Aim: Read the records below. Copy each line where the string "script" occurs.

==== Stored data ====

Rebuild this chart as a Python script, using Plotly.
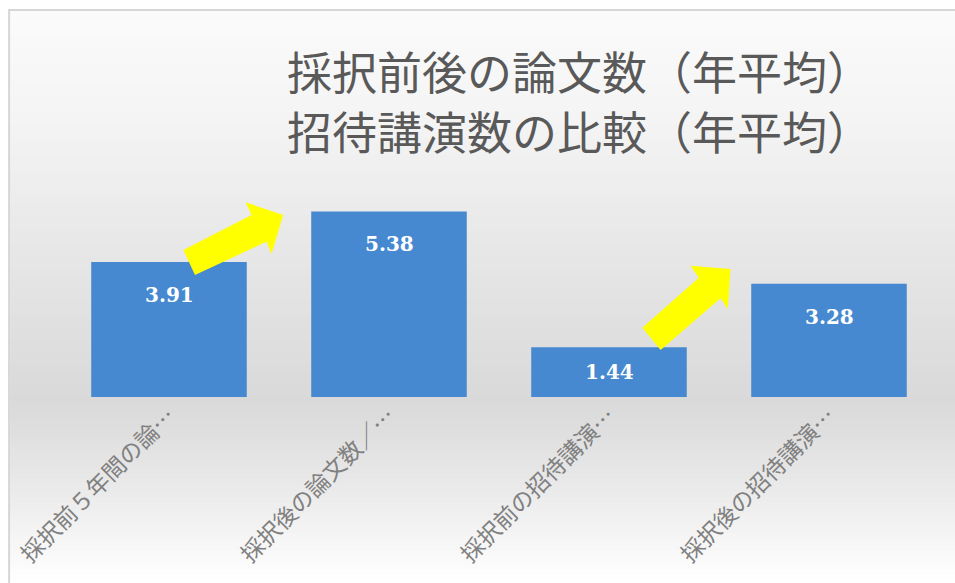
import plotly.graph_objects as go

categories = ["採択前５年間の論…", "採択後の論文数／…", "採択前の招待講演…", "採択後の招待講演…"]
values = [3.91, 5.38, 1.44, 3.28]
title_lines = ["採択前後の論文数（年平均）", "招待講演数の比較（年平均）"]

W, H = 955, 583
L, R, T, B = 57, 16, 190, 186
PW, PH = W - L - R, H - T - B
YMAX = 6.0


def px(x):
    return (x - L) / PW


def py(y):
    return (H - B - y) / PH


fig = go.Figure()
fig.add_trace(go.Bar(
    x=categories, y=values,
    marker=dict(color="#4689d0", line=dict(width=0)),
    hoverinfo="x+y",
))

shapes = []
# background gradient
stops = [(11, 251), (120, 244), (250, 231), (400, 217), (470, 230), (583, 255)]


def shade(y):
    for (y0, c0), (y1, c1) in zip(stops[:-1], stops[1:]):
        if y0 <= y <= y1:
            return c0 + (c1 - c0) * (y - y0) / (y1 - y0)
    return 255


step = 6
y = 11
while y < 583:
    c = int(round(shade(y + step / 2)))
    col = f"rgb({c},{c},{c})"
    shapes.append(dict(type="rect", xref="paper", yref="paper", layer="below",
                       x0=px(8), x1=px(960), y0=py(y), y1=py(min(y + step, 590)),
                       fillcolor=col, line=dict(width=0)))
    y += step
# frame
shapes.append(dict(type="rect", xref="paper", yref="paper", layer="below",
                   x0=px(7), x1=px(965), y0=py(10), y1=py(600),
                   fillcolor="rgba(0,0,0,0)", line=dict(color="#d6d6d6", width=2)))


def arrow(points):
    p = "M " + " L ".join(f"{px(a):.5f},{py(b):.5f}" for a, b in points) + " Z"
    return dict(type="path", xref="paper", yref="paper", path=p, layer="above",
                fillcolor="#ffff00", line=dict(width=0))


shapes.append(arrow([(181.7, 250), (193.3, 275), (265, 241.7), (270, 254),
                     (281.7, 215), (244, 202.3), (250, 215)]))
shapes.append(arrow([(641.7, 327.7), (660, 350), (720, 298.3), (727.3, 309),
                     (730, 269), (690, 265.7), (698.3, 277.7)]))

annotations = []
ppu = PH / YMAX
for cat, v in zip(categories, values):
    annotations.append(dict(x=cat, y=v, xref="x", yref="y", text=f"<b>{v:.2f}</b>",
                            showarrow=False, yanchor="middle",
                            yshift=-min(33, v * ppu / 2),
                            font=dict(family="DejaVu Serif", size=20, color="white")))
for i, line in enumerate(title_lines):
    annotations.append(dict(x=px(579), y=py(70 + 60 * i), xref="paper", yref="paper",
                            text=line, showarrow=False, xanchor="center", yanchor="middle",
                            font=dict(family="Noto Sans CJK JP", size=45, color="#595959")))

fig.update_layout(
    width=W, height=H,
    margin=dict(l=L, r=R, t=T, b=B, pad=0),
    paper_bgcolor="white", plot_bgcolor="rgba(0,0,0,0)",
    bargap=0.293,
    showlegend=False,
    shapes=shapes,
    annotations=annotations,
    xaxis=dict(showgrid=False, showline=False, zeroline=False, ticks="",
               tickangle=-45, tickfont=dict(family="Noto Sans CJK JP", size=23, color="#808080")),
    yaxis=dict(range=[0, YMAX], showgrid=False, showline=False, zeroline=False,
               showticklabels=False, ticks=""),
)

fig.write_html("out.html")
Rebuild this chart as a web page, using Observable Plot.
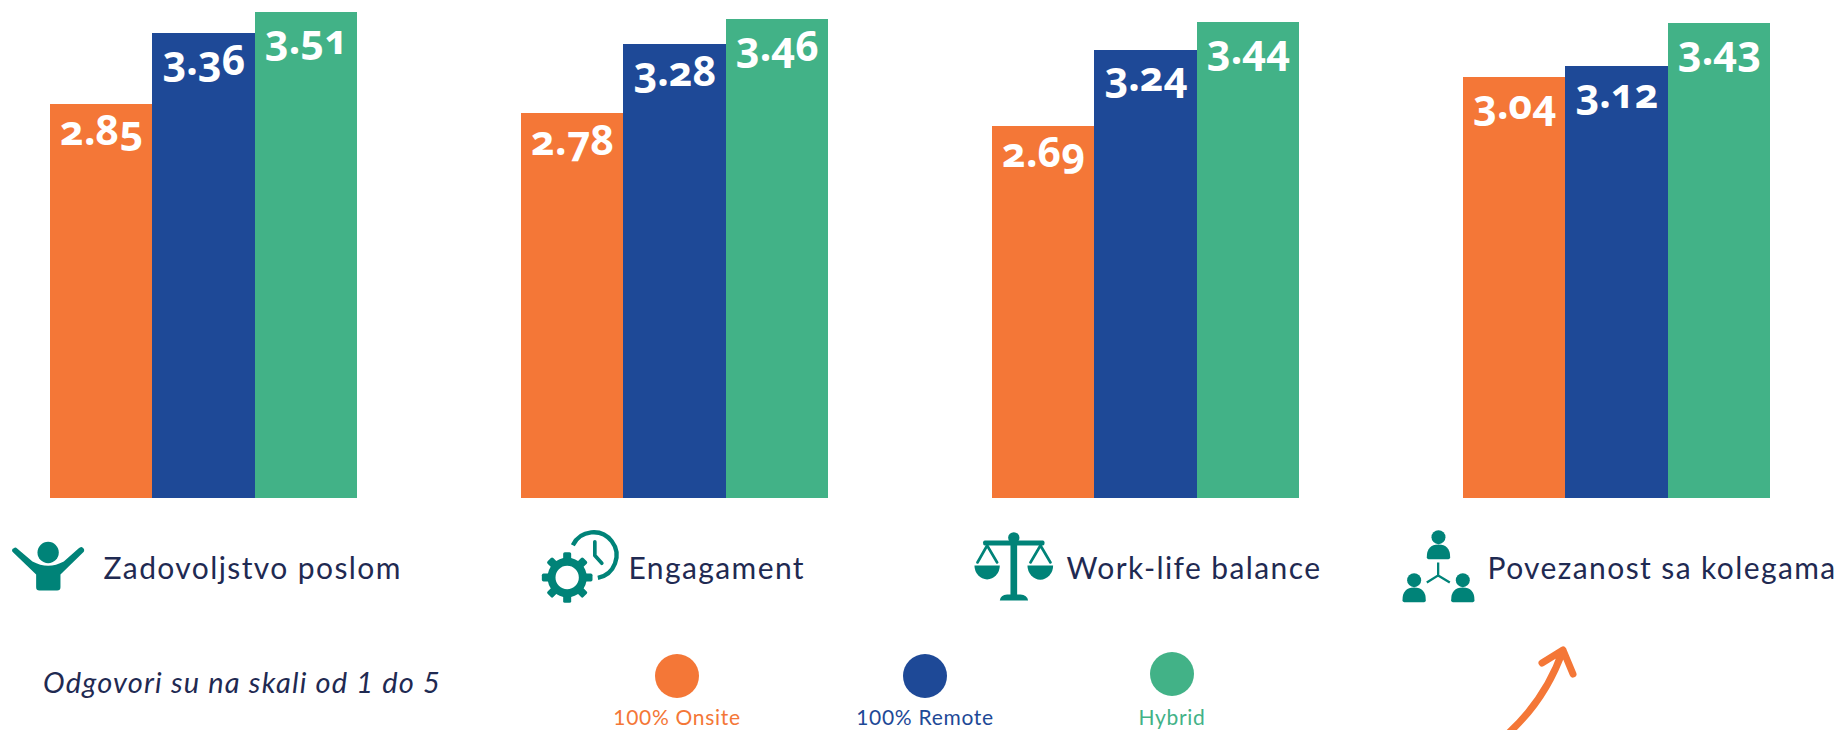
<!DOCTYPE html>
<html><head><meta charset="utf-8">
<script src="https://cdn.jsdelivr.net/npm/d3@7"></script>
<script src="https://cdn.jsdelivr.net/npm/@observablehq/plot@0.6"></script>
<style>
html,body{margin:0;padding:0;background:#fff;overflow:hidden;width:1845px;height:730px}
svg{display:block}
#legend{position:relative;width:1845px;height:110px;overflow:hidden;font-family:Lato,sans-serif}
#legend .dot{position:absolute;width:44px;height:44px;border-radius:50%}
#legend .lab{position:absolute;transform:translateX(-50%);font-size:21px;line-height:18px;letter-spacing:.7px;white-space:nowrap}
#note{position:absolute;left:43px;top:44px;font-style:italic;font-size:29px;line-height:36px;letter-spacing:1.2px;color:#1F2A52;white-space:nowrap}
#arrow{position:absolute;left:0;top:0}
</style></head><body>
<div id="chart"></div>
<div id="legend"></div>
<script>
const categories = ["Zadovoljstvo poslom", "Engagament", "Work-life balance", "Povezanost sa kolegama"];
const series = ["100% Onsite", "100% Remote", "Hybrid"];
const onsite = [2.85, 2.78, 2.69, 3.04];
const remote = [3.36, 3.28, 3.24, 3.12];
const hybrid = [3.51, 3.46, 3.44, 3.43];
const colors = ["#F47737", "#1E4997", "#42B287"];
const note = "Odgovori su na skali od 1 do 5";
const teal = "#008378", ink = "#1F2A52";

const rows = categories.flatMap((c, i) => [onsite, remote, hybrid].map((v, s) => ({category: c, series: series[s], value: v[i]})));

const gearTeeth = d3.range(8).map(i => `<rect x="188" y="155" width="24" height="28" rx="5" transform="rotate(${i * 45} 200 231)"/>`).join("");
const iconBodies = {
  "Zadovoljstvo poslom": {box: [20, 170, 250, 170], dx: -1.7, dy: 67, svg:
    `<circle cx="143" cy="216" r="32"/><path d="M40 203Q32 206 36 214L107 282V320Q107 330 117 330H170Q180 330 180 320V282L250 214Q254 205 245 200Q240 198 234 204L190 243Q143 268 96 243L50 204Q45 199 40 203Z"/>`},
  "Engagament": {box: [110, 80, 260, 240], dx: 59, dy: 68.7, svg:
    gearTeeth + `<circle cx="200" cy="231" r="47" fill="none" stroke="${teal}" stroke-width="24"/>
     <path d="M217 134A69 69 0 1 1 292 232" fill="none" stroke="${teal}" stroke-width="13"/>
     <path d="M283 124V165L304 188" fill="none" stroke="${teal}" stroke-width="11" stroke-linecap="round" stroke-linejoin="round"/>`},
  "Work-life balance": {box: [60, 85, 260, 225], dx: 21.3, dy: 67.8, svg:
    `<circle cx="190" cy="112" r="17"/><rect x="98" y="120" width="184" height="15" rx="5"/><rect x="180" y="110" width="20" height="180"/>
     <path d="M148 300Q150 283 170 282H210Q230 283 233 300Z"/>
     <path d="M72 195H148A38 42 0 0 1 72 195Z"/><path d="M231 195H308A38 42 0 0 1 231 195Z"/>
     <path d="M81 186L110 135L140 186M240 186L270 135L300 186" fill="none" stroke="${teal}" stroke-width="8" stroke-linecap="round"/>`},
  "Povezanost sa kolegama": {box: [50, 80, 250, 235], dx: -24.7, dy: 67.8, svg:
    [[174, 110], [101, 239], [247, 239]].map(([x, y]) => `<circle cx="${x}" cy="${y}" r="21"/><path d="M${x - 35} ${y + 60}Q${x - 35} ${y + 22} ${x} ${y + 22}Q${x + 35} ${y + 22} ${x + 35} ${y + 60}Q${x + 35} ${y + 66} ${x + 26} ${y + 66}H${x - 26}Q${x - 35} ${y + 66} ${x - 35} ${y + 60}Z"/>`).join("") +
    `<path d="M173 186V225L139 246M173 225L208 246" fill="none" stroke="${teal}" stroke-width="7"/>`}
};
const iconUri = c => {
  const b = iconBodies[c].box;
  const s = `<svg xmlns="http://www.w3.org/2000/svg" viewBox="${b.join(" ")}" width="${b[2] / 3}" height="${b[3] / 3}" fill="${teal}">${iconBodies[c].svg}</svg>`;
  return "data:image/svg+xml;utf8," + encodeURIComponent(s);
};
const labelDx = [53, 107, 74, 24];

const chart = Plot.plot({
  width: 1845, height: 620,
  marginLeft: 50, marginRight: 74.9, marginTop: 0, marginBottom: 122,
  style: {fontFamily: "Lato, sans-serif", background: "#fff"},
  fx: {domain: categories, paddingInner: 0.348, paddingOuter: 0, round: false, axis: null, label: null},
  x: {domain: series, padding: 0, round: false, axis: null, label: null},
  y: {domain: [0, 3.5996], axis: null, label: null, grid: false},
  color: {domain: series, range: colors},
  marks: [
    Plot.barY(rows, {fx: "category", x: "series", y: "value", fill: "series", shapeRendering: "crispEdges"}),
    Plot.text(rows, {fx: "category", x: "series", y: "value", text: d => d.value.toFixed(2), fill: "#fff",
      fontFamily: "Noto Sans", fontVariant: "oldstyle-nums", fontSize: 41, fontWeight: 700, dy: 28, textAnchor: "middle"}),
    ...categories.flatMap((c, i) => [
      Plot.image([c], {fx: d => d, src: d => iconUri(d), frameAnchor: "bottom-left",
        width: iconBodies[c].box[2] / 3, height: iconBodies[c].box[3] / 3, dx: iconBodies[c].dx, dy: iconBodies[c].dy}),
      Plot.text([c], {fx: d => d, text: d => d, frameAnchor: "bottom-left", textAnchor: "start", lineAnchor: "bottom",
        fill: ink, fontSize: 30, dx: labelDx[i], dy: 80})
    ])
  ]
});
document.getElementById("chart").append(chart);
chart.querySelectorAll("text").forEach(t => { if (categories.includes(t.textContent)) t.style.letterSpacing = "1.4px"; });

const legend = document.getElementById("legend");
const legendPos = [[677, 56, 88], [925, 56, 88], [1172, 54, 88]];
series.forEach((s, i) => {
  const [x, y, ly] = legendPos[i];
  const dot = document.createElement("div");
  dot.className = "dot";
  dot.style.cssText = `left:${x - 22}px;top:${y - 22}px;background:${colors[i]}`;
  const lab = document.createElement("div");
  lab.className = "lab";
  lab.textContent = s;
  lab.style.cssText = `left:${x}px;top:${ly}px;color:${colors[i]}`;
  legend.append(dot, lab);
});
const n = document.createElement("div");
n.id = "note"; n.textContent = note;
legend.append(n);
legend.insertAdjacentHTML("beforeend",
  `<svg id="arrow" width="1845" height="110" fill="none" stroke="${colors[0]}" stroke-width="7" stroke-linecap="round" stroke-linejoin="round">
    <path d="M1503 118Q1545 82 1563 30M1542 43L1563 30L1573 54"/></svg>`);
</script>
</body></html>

====

Final answer:
Rebuild this chart as a Python script, using Plotly.
<script src="https://cdn.jsdelivr.net/npm/d3@7"></script>
<script src="https://cdn.jsdelivr.net/npm/@observablehq/plot@0.6"></script>
<script>
</script>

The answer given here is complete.